- **ITEMS**:
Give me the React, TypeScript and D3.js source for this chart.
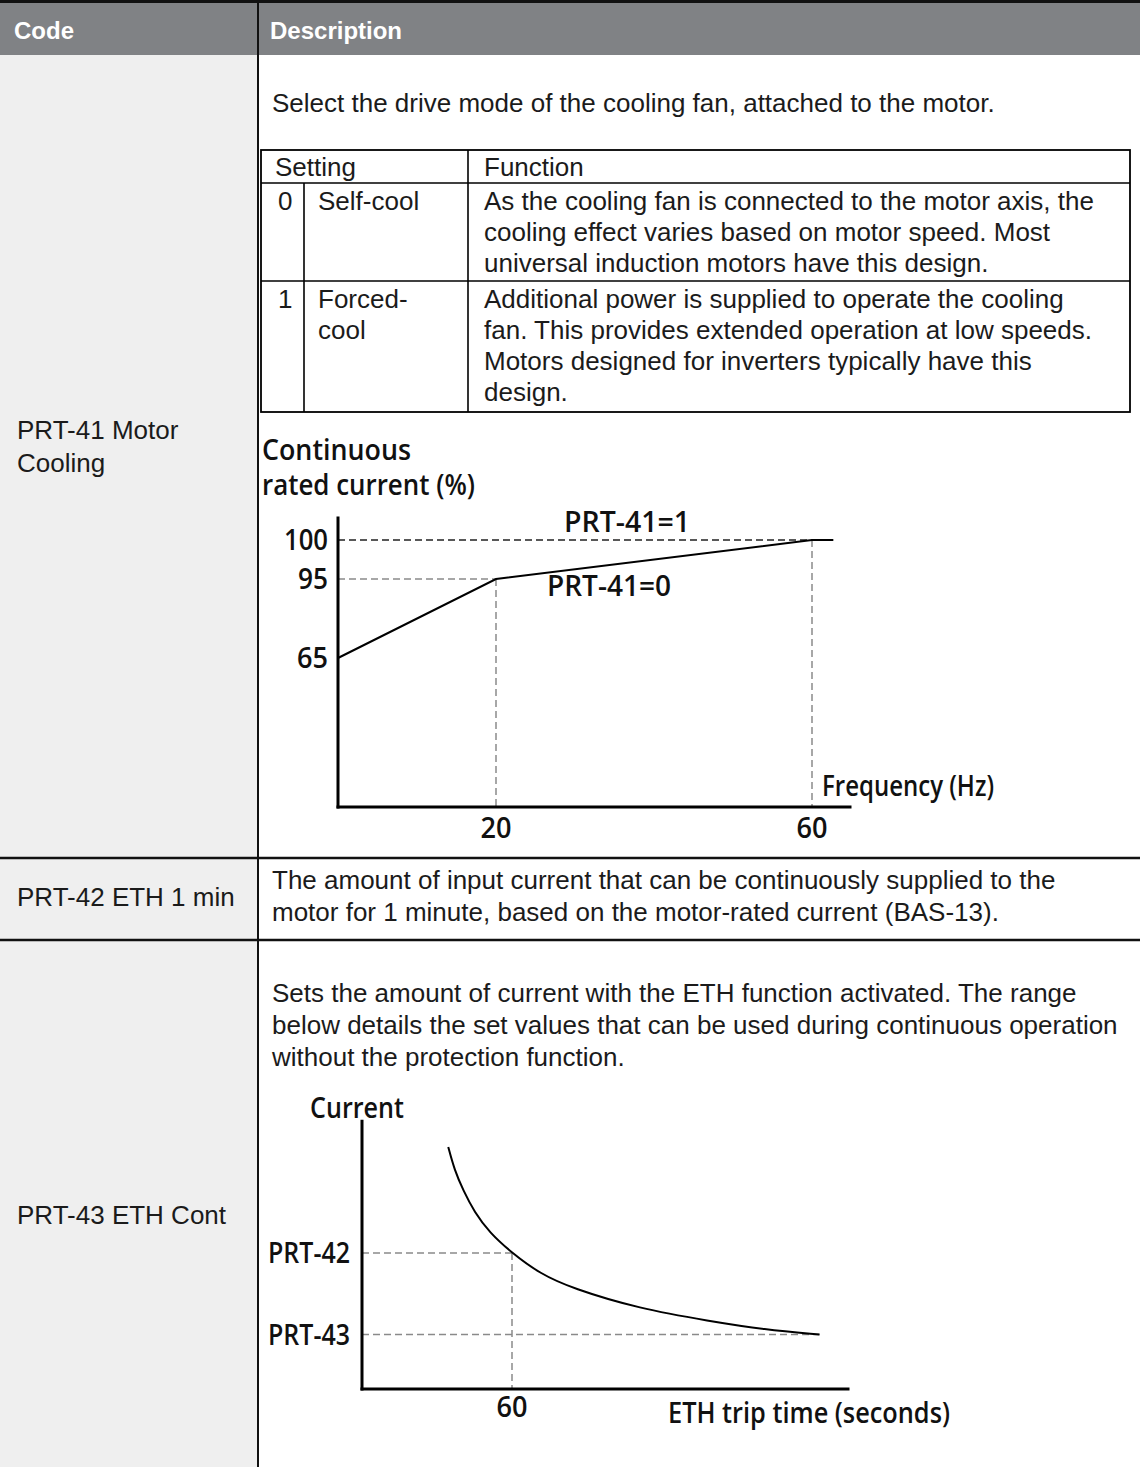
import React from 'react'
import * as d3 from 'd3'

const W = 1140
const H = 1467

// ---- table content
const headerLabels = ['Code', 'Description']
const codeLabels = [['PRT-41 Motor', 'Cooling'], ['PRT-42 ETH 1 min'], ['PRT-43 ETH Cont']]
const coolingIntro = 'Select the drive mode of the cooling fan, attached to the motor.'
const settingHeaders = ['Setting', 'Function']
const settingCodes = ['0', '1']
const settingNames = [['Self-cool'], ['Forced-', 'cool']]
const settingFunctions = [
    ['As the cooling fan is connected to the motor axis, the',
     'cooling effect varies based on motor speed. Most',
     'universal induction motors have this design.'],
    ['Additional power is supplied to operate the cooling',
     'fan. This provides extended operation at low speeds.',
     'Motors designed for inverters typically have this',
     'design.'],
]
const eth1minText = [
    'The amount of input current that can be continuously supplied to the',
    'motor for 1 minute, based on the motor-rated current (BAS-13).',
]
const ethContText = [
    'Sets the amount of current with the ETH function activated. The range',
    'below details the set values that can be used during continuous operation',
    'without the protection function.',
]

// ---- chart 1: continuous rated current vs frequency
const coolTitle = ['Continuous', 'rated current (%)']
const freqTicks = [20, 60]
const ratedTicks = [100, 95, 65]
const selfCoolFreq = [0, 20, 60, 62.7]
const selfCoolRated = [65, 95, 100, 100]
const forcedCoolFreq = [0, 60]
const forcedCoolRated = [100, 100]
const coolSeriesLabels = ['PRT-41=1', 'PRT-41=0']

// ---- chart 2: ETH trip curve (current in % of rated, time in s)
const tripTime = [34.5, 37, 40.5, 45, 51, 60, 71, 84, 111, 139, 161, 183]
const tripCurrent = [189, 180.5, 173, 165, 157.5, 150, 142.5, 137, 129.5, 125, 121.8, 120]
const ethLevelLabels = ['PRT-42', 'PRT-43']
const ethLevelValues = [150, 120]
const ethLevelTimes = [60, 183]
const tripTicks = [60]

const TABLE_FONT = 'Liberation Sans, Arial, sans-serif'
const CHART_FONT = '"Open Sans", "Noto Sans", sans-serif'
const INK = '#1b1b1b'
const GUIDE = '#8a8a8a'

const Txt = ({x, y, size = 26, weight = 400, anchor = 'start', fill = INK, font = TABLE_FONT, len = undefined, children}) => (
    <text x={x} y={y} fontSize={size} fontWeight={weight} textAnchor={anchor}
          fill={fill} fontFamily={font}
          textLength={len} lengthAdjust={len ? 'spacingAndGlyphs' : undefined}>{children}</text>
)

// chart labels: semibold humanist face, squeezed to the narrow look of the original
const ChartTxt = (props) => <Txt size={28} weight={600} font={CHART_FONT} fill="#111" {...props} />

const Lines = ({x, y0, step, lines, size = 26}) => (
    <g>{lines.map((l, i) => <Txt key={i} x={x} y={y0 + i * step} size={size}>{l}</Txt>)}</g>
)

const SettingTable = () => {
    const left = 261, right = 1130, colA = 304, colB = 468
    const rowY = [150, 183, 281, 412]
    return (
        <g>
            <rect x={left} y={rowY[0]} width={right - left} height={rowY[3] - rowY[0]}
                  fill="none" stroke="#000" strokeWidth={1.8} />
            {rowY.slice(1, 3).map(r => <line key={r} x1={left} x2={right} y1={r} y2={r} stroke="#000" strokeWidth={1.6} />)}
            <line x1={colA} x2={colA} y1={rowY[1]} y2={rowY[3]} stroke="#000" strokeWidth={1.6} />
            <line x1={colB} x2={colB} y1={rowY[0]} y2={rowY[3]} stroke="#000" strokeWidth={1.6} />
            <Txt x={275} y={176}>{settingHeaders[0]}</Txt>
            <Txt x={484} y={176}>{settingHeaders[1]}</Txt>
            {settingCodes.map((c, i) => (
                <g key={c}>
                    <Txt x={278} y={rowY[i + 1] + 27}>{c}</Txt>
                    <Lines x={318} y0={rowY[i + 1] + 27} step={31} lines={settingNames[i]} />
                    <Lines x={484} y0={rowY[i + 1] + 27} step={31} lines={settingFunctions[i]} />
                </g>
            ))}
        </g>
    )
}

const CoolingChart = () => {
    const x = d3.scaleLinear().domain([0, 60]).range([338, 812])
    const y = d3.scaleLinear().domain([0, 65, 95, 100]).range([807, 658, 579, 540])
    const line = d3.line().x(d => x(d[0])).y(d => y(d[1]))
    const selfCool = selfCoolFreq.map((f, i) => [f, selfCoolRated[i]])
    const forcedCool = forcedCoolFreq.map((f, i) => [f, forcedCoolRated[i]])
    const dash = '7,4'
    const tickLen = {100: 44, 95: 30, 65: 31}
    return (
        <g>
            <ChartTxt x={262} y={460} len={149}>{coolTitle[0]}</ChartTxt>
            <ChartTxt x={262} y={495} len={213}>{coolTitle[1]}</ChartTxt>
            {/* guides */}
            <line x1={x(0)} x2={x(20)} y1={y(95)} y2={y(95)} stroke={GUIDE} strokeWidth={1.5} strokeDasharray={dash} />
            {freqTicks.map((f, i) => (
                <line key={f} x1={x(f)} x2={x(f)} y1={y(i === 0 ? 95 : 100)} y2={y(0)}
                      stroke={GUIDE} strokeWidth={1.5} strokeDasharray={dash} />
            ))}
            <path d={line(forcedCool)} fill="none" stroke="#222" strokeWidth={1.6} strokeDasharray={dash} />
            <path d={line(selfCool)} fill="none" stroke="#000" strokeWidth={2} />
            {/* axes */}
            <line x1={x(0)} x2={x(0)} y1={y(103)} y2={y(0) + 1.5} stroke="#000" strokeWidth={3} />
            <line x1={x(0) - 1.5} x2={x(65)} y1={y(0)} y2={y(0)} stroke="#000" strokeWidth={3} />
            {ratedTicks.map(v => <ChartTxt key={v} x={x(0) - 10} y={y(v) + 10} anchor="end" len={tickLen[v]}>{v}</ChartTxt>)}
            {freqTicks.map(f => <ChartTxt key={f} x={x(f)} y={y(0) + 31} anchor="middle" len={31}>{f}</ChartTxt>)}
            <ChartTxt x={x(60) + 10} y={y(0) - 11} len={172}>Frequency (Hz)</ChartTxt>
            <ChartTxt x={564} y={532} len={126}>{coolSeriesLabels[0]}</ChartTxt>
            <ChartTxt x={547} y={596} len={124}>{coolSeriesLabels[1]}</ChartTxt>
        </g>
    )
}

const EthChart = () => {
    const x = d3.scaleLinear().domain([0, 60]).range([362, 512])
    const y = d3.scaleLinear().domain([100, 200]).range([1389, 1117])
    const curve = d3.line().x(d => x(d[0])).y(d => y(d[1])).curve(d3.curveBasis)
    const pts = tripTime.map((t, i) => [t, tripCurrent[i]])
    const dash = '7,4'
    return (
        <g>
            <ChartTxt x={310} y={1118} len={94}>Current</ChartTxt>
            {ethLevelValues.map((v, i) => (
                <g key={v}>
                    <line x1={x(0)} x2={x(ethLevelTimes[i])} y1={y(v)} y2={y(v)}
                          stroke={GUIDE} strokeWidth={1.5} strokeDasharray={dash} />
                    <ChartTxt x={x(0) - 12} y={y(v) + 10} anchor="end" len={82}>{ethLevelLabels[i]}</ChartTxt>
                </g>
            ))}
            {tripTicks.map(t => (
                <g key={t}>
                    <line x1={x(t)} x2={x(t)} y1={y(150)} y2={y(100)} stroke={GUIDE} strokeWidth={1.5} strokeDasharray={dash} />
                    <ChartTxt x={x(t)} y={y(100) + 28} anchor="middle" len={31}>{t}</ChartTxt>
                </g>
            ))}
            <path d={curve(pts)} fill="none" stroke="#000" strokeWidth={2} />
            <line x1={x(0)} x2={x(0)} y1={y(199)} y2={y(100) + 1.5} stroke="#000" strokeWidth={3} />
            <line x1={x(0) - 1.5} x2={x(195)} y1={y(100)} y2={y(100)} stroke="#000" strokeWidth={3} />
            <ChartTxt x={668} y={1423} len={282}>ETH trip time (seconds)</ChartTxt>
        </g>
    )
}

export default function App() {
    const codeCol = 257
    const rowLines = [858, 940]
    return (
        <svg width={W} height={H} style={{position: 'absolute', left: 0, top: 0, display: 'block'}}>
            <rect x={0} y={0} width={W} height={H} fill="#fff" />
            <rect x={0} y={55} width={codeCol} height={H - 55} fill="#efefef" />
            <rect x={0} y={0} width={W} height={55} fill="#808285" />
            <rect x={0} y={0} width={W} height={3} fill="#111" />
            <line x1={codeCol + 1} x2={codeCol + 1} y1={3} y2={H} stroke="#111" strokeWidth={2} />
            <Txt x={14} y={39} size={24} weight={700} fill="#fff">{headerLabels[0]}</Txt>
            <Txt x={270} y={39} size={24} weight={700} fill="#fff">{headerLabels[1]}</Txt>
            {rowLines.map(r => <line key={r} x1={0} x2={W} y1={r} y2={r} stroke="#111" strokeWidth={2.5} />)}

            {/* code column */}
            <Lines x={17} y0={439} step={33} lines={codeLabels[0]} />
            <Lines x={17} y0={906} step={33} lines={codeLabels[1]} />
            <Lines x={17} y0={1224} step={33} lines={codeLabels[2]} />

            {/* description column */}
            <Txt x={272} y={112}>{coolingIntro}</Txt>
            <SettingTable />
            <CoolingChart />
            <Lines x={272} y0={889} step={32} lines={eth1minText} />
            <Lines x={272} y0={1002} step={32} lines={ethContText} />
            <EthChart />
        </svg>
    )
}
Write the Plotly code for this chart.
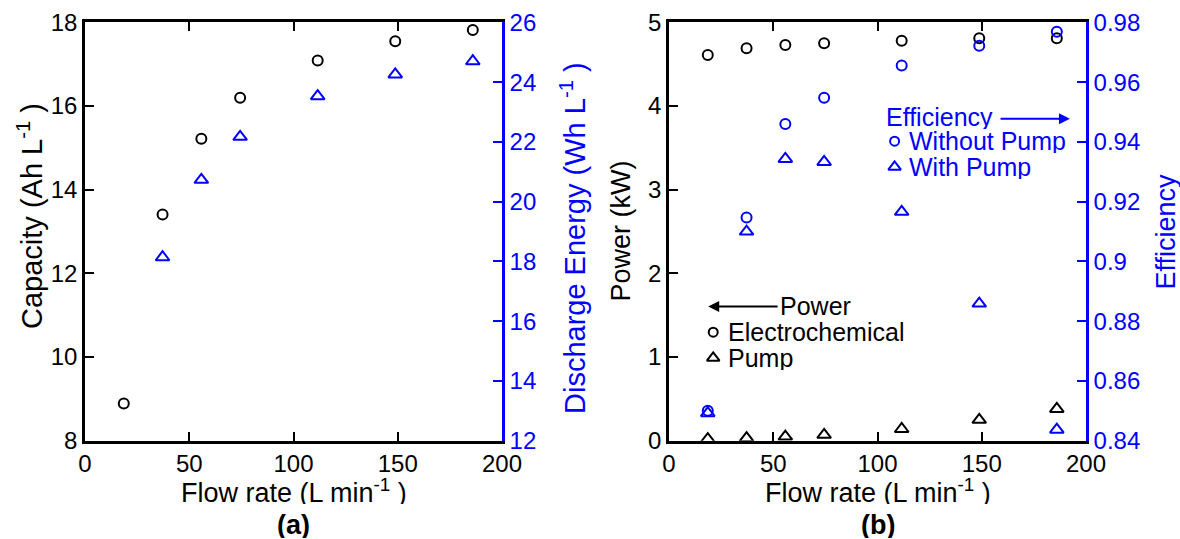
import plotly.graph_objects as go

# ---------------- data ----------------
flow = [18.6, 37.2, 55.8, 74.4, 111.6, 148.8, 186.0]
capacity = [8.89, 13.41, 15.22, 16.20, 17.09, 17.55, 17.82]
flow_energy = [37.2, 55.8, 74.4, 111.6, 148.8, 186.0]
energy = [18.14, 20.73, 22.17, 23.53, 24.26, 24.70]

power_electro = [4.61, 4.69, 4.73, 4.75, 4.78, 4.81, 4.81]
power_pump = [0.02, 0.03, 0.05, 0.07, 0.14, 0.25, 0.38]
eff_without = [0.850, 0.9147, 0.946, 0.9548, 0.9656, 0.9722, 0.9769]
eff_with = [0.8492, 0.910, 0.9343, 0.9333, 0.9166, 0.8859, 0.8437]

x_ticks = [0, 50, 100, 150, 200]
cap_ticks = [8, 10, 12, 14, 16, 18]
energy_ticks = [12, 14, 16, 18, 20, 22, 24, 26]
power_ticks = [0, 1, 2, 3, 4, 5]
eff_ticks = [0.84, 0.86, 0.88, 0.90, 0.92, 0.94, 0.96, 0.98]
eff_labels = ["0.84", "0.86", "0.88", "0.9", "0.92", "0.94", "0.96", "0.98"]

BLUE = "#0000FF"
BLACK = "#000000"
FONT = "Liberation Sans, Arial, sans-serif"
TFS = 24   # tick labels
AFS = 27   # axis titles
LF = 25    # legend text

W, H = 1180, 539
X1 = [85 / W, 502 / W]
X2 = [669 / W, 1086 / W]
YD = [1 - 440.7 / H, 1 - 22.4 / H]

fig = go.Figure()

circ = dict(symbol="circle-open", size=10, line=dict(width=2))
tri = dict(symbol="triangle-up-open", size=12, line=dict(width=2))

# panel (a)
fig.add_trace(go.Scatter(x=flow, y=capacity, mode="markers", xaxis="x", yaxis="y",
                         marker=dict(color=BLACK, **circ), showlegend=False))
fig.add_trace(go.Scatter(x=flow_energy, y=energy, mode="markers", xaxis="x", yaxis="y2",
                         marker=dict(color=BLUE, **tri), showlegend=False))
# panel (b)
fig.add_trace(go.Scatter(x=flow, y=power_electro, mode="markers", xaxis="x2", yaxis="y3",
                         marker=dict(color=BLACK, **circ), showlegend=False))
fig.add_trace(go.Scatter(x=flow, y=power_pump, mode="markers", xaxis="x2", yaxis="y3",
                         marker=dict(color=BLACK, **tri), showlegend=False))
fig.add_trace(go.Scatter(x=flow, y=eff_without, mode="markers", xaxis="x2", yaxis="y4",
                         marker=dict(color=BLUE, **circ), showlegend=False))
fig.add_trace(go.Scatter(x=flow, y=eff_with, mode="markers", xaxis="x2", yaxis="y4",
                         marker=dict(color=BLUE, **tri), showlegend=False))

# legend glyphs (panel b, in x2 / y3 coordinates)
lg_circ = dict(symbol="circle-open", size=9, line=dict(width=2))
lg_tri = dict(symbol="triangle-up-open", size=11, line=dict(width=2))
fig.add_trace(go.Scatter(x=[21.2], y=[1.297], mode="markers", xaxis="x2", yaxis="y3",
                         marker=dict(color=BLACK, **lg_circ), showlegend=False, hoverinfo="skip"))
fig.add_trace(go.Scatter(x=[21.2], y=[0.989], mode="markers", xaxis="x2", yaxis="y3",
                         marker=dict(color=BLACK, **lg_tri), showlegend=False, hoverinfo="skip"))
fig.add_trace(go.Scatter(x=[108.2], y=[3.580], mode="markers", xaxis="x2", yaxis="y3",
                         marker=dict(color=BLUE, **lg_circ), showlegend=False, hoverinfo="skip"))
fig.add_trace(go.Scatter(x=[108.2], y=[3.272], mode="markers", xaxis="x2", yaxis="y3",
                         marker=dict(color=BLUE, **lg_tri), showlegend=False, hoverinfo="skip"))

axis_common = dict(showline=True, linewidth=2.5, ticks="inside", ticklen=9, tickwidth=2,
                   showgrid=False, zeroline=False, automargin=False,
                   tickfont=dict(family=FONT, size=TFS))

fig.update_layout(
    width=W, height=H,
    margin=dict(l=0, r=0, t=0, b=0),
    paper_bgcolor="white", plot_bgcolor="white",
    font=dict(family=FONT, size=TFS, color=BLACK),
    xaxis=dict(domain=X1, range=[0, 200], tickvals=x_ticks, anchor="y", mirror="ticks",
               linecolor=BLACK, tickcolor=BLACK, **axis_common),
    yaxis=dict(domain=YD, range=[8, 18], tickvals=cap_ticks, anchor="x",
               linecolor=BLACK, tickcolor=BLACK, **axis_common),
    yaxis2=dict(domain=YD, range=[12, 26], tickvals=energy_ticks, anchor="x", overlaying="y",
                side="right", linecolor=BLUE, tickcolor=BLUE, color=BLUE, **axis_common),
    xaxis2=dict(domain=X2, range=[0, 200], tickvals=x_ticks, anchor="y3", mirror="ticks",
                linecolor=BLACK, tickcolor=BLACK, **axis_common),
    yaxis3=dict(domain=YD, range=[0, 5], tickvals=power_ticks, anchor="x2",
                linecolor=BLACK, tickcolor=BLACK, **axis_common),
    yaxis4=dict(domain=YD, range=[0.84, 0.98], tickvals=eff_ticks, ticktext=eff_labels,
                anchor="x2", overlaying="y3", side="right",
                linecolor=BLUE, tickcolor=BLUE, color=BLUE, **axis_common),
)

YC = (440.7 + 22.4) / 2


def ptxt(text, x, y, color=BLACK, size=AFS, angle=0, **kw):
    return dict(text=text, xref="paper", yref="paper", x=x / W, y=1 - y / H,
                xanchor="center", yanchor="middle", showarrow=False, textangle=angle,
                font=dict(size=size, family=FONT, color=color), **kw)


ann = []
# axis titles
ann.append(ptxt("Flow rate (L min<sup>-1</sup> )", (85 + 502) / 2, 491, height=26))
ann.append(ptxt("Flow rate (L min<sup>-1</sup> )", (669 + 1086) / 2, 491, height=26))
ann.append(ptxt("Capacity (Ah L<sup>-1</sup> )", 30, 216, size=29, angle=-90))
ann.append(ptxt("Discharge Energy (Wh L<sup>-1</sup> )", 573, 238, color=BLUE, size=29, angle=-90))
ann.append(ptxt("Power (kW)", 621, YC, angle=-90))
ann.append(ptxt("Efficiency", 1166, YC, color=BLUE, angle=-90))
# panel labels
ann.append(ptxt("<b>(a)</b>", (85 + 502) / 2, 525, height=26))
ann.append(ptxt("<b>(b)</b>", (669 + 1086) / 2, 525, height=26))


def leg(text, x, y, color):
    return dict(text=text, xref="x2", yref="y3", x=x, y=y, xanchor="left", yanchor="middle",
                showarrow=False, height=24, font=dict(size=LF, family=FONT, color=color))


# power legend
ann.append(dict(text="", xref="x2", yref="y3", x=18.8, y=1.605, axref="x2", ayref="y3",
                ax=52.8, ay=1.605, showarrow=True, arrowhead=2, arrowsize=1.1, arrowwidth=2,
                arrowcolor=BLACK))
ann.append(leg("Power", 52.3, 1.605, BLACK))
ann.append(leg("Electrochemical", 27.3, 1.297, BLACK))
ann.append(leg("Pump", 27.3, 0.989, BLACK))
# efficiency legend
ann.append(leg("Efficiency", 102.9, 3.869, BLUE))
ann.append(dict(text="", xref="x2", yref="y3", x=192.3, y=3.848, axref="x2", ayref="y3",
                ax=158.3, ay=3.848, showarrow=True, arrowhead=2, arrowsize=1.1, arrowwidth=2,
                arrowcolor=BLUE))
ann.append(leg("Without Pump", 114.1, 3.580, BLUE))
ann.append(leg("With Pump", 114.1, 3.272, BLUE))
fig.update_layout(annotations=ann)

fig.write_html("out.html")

- **PROBLEM**: Give back exactly the lines from the first line of the data through the line with "const H = 1467", pictures excluded.

- **REPLY**:
Give me the React, TypeScript and D3.js source for this chart.
import React from 'react'
import * as d3 from 'd3'

const W = 1140
const H = 1467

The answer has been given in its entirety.